Students finished grammar presentations and we spent time on citations, in-text citations, works cited pages, and the requirement to cite your sources to avoid plagiarism. Students provided excellent examples for both.
The mock interviews prepared you to go and find your own interviewees and start interviewing. The first completed interviews are due on March 1, 2011 at noon and will be evaluated by the class that evening. Again, there is a competition for the best interview.
Next week we will address issues that may arise from interviewing, recording, transcribing and reporting of the dialogues. The reason for three interviews from the same country or region is the ability to cross-reference information. You may re-use the same country report, unless new perspectives have become evident in the interview. Be sure to familiarize yourself with the four elements of each interview: country report, preparation's report, transcript, and interview report. These four elements need to be posted together.
BTW only 19 students attended class. Please read the syllabus in the right margin of this blog and consider the 5% drop in grade you will see unless I have agreed to your absence, and we have discussed make-up or catch-up activities. An email to me informing me of your absence is too forward at best and offensive at worst.
For the next weeks, our time in class will be split between short excursions into different writing topics, review of existing interviews, refinement of the standards, and smaller papers on special topics. You will have two weeks for each interview to be completed and posted.
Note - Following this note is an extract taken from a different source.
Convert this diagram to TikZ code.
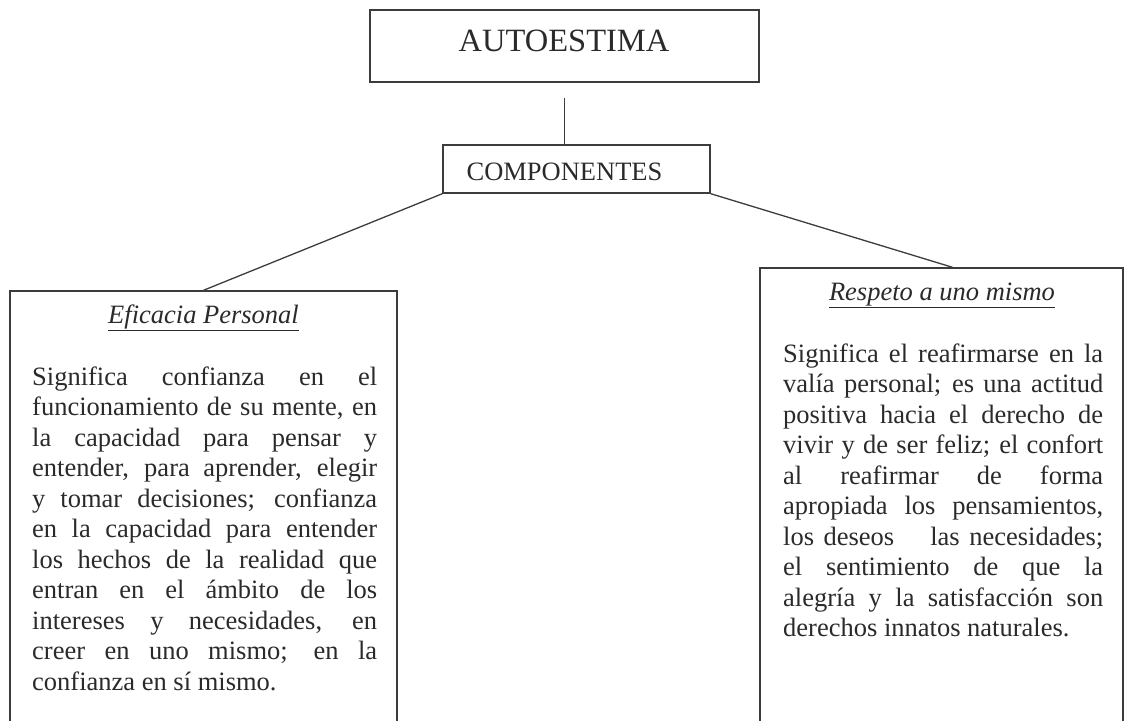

Interview 1 completion date March 1, 2011
Interview 2 completion date March 22, 2011
Interview 3 completions date April 5
We will then have the meetings on April 12, 19, 26 to work on your final project. The final project could be an additional interview, a comparison and contrast of the three you already performed, or a review of interviews by your peers in class. But I am also open to other topics, as long as they relate to Global Communication. The final project needs to be posted on the day of final, May 3, 2011, and show evidence that you
• know to research a topic and quote sources
• structure your topic well
• utilize the newly won knowledge from interviews and preparations
• understand global communications, cultures, and dialogue from different perspectives.
Final papers need to be at least 2000 words long, show books, articles, and web-resources on the works-cited page, and demonstrate simple in-text citation techniques. You may pick the standard (APA, MLA, etc.) but you must adhere to it. Questions? Please ask next Tuesday.